>>

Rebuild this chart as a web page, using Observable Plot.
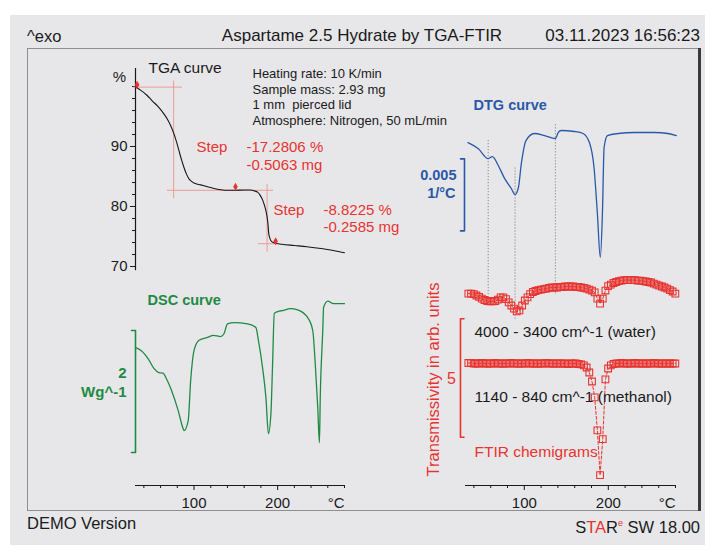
<!DOCTYPE html>
<html><head><meta charset="utf-8">
<script src="https://cdn.jsdelivr.net/npm/d3@7"></script>
<script src="https://cdn.jsdelivr.net/npm/@observablehq/plot@0.6"></script>
<style>
html,body{margin:0;padding:0;background:#fff;}
#page{position:relative;width:716px;height:559px;overflow:hidden;font-family:"Liberation Sans",Arial,Helvetica,sans-serif;}
#page svg{position:absolute;left:0;top:0;}
.bg{position:absolute;left:10px;top:15px;width:695px;height:530px;background:#e7e7ea;}
.ln{position:absolute;}
.t{position:absolute;white-space:nowrap;color:#1a1a1a;line-height:20px;}
</style></head><body>
<div id="page"><div class="bg"></div>
<div class="ln" style="left:27px;top:48px;width:673px;height:1px;background:#8e8e8e"></div>
<div class="ln" style="left:27px;top:48px;width:1px;height:463px;background:#8e8e8e"></div>
<div class="ln" style="left:27px;top:510px;width:673px;height:1px;background:#8e8e8e"></div>
<div class="ln" style="left:698px;top:48px;width:3px;height:463px;background:#3a3a3a"></div>
<div class="t" id="hLeft" style="left:27px;top:26px;font-size:16.5px"></div>
<div class="t" id="hTitle" style="left:362px;top:26px;font-size:17px;transform:translateX(-50%)"></div>
<div class="t" id="hDate" style="right:16px;top:26px;font-size:17px"></div>
<div class="t" id="fLeft" style="left:27px;top:513px;font-size:16.5px"></div>
<div class="t" id="fRight" style="right:16px;top:513px;font-size:16.5px"><span>S</span><span style="color:#e8332f">TA</span><span>R</span><sup style="color:#e8332f;font-size:9px;vertical-align:7px">e</sup><span> SW 18.00</span></div>
</div>
<script>
// ---------- texts ----------
const headerLeft = "^exo";
const headerTitle = "Aspartame 2.5 Hydrate by TGA-FTIR";
const headerDate = "03.11.2023 16:56:23";
const footerLeft = "DEMO Version";
const infoLines = ["Heating rate: 10 K/min", "Sample mass: 2.93 mg", "1 mm  pierced lid", "Atmosphere: Nitrogen, 50 mL/min"];

// ---------- TGA (°C, %) ----------
const tgaTemp = [30,36,44,50,56,62,68,72,76,79,82,85,88,91,94,97,100,108,116,124,132,140,150,160,168,172,176,179,182,184,186,187.5,188.5,189.3,190.5,192,196,205,220,235,252,265,280];
const tgaMass = [99.9,99.4,98.5,97.6,96.8,95.8,94.6,93.5,92.1,90.8,89.3,87.8,86.5,85.4,84.6,84.2,83.9,83.6,83.3,83.0,82.8,82.7,82.7,82.75,82.75,82.6,82.4,81.9,81.1,80.3,79.3,78.2,77.0,75.6,74.8,74.3,73.9,73.7,73.5,73.3,73.0,72.7,72.3];
const tgaMajorTicks = [70, 80, 90];
const tgaMinorTicks = [72,74,76,78,82,84,86,88,92,94,96,98,100];
// step evaluations
const stepWord = ["Step", "Step"];
const stepPercent = ["-17.2806 %", "-8.8225 %"];
const stepMassText = ["-0.5063 mg", "-0.2585 mg"];
const stepInflectionTemp = [75.6, 187.4];
const stepUpper = [99.9, 82.7];
const stepLower = [82.7, 73.8];
const stepLineLevel = [99.9, 82.7, 73.8];
const stepLineFrom = [27.6, 68.3, 177.1];
const stepLineTo = [86.2, 195.1, 199.9];
const stepLimitTemp = [32, 149.6, 197.6];
const stepLimitMass = [100.3, 83.3, 74.2];

// ---------- DSC (°C, W/g) ----------
const dscTemp = [30,37,45,52,58,63,67,73,81,87,88,93,96,100,106,117,123,132,136,140,148,164,174,177,182,186,189,192,194,196,200,207,215,224,236,242,245,248,250,251,254,255,260,267,280];
const dscHeatFlow = [-0.28,-0.33,-0.46,-0.62,-0.69,-0.70,-0.79,-0.98,-1.31,-1.61,-1.64,-1.48,-0.82,-0.33,-0.16,-0.11,-0.08,-0.10,-0.05,0.11,0.13,0.11,0.05,-0.16,-0.61,-1.10,-1.69,-1.36,-0.54,0.28,0.31,0.33,0.36,0.34,0.21,0,-0.54,-1.26,-1.84,-1.10,0,0.38,0.48,0.44,0.44];
const dscScaleBar = 2; // W/g

// ---------- DTG (°C, 1e-3 1/°C) ----------
const dtgTemp = [33,45,57,62,69,76,84.5,89,93,96.5,102,112,124,137,140.5,144,159.5,170,177.5,183,187,190.5,193,195,199,212,231,255,271,281];
const dtgRate = [-0.63,-1.04,-1.74,-1.60,-2.22,-3.06,-3.82,-4.24,-3.75,-2.08,-0.49,0,-0.14,-0.35,0.07,0.21,0.14,0,-0.63,-2.36,-5.56,-8.61,-5.56,-0.97,-0.14,0,0.07,0.07,0,-0.14];
const dtgPeakTemp = [57, 89, 137];
const dtgPeakTop = [-0.5, -2.4, 0.6];
const dtgPeakBottom = [-11.8, -13.0, -11.25];
const dtgScaleBar = 5; // 0.005 1/°C

// ---------- FTIR chemigrams (°C, arb. units) ----------
const ftirTemp = [33.4,36.6,39.8,43.0,46.2,49.4,52.6,55.8,59.0,62.2,65.4,68.6,71.8,75.0,78.2,81.4,84.6,87.8,91.0,94.2,97.4,100.6,103.8,107.0,110.2,113.4,116.6,119.8,123.0,126.2,129.4,132.6,135.8,139.0,142.2,145.4,148.6,151.8,155.0,158.2,161.4,164.6,167.8,171.0,174.2,177.4,180.6,183.8,187.0,190.2,193.4,196.6,199.8,203.0,206.2,209.4,212.6,215.8,219.0,222.2,225.4,228.6,231.8,235.0,238.2,241.4,244.6,247.8,251.0,254.2,257.4,260.6,263.8,267.0,270.2,273.4,276.6,279.8];
const waterSignal = [0.29,0.29,0.27,0.21,0.15,0.08,0.02,-0.02,-0.04,-0.04,-0.02,0.04,0.13,0.13,0.06,-0.08,-0.21,-0.34,-0.46,-0.42,-0.21,0,0.13,0.27,0.36,0.40,0.44,0.46,0.48,0.50,0.53,0.55,0.55,0.55,0.57,0.57,0.59,0.59,0.59,0.59,0.57,0.57,0.55,0.53,0.50,0.46,0.42,0.34,0.08,-0.13,0.08,0.42,0.61,0.67,0.74,0.78,0.82,0.84,0.86,0.86,0.86,0.86,0.86,0.84,0.84,0.82,0.80,0.78,0.76,0.71,0.67,0.63,0.59,0.55,0.50,0.44,0.38,0.29];
const methanolSignal = [0.02,0.02,0,0,0,0.02,0,0,0,0,0.02,0,0,0,0,0,0.02,0,0,0,0,0,0.02,0,0,0,0,0,0,0.02,0,0,0,0,0,0,0,-0.02,0,0,0,-0.02,-0.04,-0.08,-0.17,-0.38,-0.76,-1.43,-2.82,-4.71,-3.19,-0.67,-0.21,-0.08,-0.02,0,0,0.02,0,0,0,0,0.02,0,0,0,0,0,0,0.02,0,0,0,0,0,0,0,0];
const ftirScaleBar = 5;

// ---------- axis ----------
const tempDomain = [30, 280];
const tempMajorTicks = [100, 200];
const tempMinorTicks = [40,60,80,120,140,160,180,220,240,260,280];
const tempUnitTick = [270];
const tempUnit = "°C";

// labels
const labels = {
  tga: "TGA curve", pct: "%", dsc: "DSC curve", dscVal: "2", dscUnit: "Wg^-1",
  dtg: "DTG curve", dtgVal: "0.005", dtgUnit: "1/°C",
  trans: "Transmissivity in arb. units", ftirVal: "5",
  water: "4000 - 3400 cm^-1 (water)", methanol: "1140 - 840 cm^-1 (methanol)", ftir: "FTIR chemigrams"
};

document.getElementById("hLeft").textContent = headerLeft;
document.getElementById("hTitle").textContent = headerTitle;
document.getElementById("hDate").textContent = headerDate;
document.getElementById("fLeft").textContent = footerLeft;

const W = 716, H = 559;
const ink = "#1a1a1a", red = "#e8332f", pink = "#ef9a96", blue = "#2a58a8", green = "#1f8a44";
const FONT = "'Liberation Sans', Arial, Helvetica, sans-serif";
const page = document.getElementById("page");
const leftX = [135, 344], rightX = [465, 675];

function layer(xr, yd, yr, marks, xopts = {}) {
  const svg = Plot.plot({
    width: W, height: H,
    marginLeft: xr[0], marginRight: W - xr[1],
    marginTop: yr[1], marginBottom: H - yr[0],
    x: {domain: tempDomain, axis: null, ...xopts},
    y: {domain: yd, axis: null},
    style: {background: "transparent", color: ink, fontFamily: FONT, fontSize: "15px", overflow: "visible"},
    marks
  });
  page.appendChild(svg);
}
function bracket(xLine, xSerif, yTop, yBottom, color) {
  return Plot.line([0, 1, 2, 3], {x: [xSerif, xLine, xLine, xSerif], y: [yTop, yTop, yBottom, yBottom], stroke: color, strokeWidth: 1.6});
}

// TGA layer
layer(leftX, [69.3, 103], [270.2, 68], [
  Plot.ruleX([tempDomain[0]], {stroke: ink, strokeWidth: 1.2}),
  Plot.axisY({ticks: tgaMinorTicks, tickSize: 3, tickFormat: () => "", anchor: "left", label: null}),
  Plot.axisY({ticks: tgaMajorTicks, tickSize: 5, tickPadding: 3, anchor: "left", label: null, fontSize: 15}),
  Plot.ruleX(stepInflectionTemp, {x: d => d, y1: (d, i) => stepUpper[i] + 1, y2: (d, i) => stepLower[i] - 1.4, stroke: pink, strokeWidth: 1}),
  Plot.ruleY(stepLineLevel, {y: d => d, x1: (d, i) => stepLineFrom[i], x2: (d, i) => stepLineTo[i], stroke: pink, strokeWidth: 1}),
  Plot.line(tgaTemp, {x: tgaTemp, y: tgaMass, stroke: "#151515", strokeWidth: 1.1, curve: "monotone-x"}),
  Plot.dot(stepLimitTemp, {x: stepLimitTemp, y: stepLimitMass, symbol: "diamond", r: 2.4, fill: red, stroke: "none"})
]);

// DSC layer
layer(leftX, [-3, 1], [513, 269], [
  bracket(30, 25.2, 0, -dscScaleBar, green),
  Plot.line(dscTemp, {x: dscTemp, y: dscHeatFlow, stroke: green, strokeWidth: 1.3, curve: "monotone-x"})
]);

// temperature axes
for (const xr of [leftX, rightX]) {
  const svg = Plot.plot({
    width: W, height: H, marginLeft: xr[0], marginRight: W - xr[1], marginTop: 480, marginBottom: H - 485,
    x: {domain: tempDomain}, y: {domain: [0, 1], axis: null},
    style: {background: "transparent", color: ink, fontFamily: FONT, fontSize: "15px", overflow: "visible"},
    marks: [
      Plot.ruleY([0], {stroke: ink, strokeWidth: 1.2}),
      Plot.axisX({ticks: tempMinorTicks, tickSize: 3, tickFormat: () => "", anchor: "bottom", label: null}),
      Plot.axisX({ticks: tempMajorTicks, tickSize: 5, tickPadding: 7, anchor: "bottom", label: null, fontSize: 15}),
      Plot.axisX({ticks: tempUnitTick, tickSize: 0, tickPadding: 12, tickFormat: () => tempUnit, anchor: "bottom", label: null, fontSize: 15})
    ]
  });
  page.appendChild(svg);
}

// DTG layer
layer(rightX, [-15, 5], [349, 61], [
  Plot.ruleX(dtgPeakTemp, {x: d => d, y1: dtgPeakTop, y2: dtgPeakBottom, stroke: "#555", strokeWidth: 0.8, strokeDasharray: "1,2"}),
  bracket(28.8, 24, -1.76, -1.76 - dtgScaleBar, blue),
  Plot.line(dtgTemp, {x: dtgTemp, y: dtgRate, stroke: blue, strokeWidth: 1.3, curve: "monotone-x"})
]);

// FTIR water
layer(rightX, [-5, 5], [418.5, 181.5], [
  Plot.line(ftirTemp, {x: ftirTemp, y: waterSignal, stroke: red, strokeWidth: 1, strokeDasharray: "3,2"}),
  Plot.dot(ftirTemp, {x: ftirTemp, y: waterSignal, symbol: "square", r: 3.8, stroke: red, strokeWidth: 1.1, fill: "none"})
]);

// FTIR methanol
layer(rightX, [-5, 5], [481.5, 244.5], [
  bracket(24, 28.2, 1.89, 1.89 - ftirScaleBar, red),
  Plot.line(ftirTemp, {x: ftirTemp, y: methanolSignal, stroke: red, strokeWidth: 1, strokeDasharray: "3,2"}),
  Plot.dot(ftirTemp, {x: ftirTemp, y: methanolSignal, symbol: "square", r: 3.8, stroke: red, strokeWidth: 1.1, fill: "none"})
]);

// text layer (pixel positions)
function txt(s, x, y, o = {}) {
  return Plot.text([s], {x, y, text: d => d, fontSize: 15, fill: ink, textAnchor: "start", ...o});
}
const textSvg = Plot.plot({
  width: W, height: H, margin: 0,
  x: {type: "identity", axis: null}, y: {type: "identity", axis: null},
  style: {background: "transparent", color: ink, fontFamily: FONT, overflow: "visible"},
  marks: [
    txt(labels.tga, 148, 68, {fontSize: 15.5}),
    txt(labels.pct, 119, 77, {textAnchor: "middle"}),
    ...infoLines.map((s, i) => txt(s, 252, [73, 89, 104.5, 120][i], {fontSize: 13})),
    txt(stepWord[0], 196, 147, {fill: red}),
    txt(stepPercent[0], 246, 147, {fill: red}),
    txt(stepMassText[0], 246, 164.5, {fill: red}),
    txt(stepWord[1], 273, 210, {fill: red}),
    txt(stepPercent[1], 323, 210, {fill: red}),
    txt(stepMassText[1], 323, 227, {fill: red}),
    txt(labels.dsc, 147, 300, {fill: green, fontWeight: "bold", fontSize: 14.5}),
    txt(labels.dscVal, 126, 373, {fill: green, fontWeight: "bold", textAnchor: "end"}),
    txt(labels.dscUnit, 126, 392, {fill: green, fontWeight: "bold", textAnchor: "end"}),
    txt(labels.dtg, 473, 105, {fill: blue, fontWeight: "bold", fontSize: 14.5}),
    txt(labels.dtgVal, 456, 175, {fill: blue, fontWeight: "bold", textAnchor: "end", fontSize: 14.5}),
    txt(labels.dtgUnit, 455, 193, {fill: blue, fontWeight: "bold", textAnchor: "end", fontSize: 14.5}),
    txt(labels.trans, 433, 379, {fill: red, textAnchor: "middle", rotate: -90, fontSize: 16.5}),
    txt(labels.ftirVal, 451, 378, {fill: red, textAnchor: "middle", fontSize: 16}),
    txt(labels.water, 474, 332, {fontSize: 15.5}),
    txt(labels.methanol, 474, 397, {fontSize: 15.5}),
    txt(labels.ftir, 474, 452, {fill: red, fontSize: 15.5})
  ]
});
page.appendChild(textSvg);
</script>
</body></html>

<<

— Work instructions —
Pick each line holding the word "page" out of the data and copy it.

— Problem solution —
Rebuild this chart as a web page, using Observable Plot.
#page{position:relative;width:716px;height:559px;overflow:hidden;font-family:"Liberation Sans",Arial,Helvetica,sans-serif;}
#page svg{position:absolute;left:0;top:0;}
<div id="page"><div class="bg"></div>
const page = document.getElementById("page");
  page.appendChild(svg);
  page.appendChild(svg);
page.appendChild(textSvg);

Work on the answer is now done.